PROBLEM STATEMENT
Only lines holding the string "that" are wanted; copy each one from the material.

** start RECORDS SHOWN **

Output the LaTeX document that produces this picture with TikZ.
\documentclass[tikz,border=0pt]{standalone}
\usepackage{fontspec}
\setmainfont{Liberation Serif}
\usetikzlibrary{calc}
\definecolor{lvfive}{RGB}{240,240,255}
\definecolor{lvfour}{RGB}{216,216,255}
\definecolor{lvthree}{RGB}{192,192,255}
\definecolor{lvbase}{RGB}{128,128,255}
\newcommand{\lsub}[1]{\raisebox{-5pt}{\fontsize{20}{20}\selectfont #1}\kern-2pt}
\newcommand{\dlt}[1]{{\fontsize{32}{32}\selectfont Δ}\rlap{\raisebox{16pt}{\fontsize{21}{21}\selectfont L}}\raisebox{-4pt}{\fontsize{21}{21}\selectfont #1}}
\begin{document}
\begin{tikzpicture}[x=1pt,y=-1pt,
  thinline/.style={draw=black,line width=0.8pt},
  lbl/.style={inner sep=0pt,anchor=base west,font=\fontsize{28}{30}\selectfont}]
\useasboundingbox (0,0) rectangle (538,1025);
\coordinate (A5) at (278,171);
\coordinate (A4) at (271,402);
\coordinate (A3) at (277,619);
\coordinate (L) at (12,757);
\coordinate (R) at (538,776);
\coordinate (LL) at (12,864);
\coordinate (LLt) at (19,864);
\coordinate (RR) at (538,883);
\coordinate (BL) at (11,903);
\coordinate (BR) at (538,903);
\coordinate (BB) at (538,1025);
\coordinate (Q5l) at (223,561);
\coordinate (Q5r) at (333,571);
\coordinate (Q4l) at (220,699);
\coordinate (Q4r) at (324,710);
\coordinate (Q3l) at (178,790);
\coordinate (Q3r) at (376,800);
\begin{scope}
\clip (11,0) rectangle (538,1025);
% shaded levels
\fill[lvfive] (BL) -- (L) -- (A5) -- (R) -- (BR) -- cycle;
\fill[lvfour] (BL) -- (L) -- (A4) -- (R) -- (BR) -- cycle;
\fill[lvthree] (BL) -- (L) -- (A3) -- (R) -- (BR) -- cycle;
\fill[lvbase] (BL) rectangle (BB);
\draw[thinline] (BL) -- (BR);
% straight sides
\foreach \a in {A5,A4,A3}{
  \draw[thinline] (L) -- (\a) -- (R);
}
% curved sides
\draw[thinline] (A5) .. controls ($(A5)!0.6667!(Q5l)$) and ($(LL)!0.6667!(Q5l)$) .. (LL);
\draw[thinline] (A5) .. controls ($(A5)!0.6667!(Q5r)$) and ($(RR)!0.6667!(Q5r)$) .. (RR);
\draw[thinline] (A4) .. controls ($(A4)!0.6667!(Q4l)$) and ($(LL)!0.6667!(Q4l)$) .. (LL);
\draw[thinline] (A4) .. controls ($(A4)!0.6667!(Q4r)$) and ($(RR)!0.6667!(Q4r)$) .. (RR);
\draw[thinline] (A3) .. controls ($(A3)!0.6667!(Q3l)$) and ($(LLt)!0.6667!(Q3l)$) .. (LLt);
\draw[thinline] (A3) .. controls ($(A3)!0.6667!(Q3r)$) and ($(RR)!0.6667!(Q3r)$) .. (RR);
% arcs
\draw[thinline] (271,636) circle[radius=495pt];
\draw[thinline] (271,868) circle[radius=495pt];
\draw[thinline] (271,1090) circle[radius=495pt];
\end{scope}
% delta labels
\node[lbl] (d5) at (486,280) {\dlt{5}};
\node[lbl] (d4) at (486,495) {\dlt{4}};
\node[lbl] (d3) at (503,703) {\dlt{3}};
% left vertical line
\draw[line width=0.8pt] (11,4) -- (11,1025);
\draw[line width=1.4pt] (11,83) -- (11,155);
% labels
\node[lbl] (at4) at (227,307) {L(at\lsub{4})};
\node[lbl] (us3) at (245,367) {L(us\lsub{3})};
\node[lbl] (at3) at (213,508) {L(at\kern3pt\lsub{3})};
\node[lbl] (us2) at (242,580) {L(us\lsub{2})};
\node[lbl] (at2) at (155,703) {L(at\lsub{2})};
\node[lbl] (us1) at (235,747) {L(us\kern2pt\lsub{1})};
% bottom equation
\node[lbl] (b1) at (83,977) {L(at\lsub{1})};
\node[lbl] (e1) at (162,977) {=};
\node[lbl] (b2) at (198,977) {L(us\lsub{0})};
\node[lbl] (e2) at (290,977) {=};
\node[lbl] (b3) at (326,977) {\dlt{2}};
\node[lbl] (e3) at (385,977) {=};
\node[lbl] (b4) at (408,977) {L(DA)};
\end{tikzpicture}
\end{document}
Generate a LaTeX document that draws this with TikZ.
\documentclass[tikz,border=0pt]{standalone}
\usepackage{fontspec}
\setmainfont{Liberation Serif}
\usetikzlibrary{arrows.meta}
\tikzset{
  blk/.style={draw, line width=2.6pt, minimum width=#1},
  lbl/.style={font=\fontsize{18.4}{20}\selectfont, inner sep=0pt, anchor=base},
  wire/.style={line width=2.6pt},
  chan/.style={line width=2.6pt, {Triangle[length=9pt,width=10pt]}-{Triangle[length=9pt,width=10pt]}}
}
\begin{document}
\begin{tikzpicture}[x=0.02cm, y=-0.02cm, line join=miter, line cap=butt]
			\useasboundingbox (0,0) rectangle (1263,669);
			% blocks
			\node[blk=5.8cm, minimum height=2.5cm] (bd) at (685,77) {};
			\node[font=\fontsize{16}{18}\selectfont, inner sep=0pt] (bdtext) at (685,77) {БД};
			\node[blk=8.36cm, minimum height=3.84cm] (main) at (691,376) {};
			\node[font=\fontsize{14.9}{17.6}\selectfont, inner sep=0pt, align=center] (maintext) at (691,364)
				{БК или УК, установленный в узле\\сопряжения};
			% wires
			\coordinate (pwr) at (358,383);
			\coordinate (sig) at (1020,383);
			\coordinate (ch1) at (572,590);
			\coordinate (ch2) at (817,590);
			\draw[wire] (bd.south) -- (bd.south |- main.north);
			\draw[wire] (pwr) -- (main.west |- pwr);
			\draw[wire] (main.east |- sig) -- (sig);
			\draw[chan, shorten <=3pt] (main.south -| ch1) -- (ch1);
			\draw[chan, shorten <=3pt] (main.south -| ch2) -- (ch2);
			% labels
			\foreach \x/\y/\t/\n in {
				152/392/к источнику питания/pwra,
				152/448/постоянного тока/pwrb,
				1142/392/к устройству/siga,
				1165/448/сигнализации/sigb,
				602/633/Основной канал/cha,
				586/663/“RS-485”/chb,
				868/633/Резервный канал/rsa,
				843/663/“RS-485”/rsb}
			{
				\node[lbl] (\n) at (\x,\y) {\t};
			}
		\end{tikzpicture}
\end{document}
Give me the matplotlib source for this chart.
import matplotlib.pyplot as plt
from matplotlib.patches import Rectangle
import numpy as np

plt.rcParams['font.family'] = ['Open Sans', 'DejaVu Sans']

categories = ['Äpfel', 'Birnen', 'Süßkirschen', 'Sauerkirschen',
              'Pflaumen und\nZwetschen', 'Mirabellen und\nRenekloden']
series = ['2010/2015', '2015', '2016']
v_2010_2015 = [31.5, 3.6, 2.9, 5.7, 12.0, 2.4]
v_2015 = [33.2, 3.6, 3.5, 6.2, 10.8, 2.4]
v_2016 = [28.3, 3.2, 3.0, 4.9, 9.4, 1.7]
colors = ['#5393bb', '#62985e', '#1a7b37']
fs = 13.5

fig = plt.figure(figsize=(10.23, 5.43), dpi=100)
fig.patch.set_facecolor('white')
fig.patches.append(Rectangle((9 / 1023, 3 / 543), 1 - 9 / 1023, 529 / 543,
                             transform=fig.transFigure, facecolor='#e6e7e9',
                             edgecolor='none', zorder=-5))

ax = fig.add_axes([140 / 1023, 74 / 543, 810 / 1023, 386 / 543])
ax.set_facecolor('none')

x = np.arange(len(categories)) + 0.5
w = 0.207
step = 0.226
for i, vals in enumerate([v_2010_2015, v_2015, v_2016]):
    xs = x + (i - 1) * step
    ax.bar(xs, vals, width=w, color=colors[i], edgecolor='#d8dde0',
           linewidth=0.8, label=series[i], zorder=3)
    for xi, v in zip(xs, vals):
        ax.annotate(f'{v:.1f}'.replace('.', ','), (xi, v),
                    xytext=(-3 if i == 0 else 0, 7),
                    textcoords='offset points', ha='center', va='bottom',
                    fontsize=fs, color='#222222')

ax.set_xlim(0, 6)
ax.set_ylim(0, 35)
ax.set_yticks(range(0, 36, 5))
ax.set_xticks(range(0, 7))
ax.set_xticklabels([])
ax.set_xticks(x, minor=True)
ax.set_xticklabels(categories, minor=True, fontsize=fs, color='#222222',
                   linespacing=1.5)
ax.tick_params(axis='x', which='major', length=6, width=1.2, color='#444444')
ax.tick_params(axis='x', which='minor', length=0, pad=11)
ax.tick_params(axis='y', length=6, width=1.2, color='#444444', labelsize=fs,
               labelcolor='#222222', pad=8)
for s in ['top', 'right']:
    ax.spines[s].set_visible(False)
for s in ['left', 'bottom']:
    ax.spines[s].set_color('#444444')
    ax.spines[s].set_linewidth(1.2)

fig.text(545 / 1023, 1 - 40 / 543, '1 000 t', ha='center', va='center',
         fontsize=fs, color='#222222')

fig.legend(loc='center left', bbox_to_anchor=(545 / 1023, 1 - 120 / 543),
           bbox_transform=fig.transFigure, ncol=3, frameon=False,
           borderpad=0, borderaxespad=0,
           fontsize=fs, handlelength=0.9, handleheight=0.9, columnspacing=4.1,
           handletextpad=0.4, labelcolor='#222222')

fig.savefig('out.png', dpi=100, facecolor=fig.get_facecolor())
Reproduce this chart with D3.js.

** end RECORDS SHOWN **

WRITTEN SOLUTION
Output the LaTeX document that produces this picture with TikZ.
Generate a LaTeX document that draws this with TikZ.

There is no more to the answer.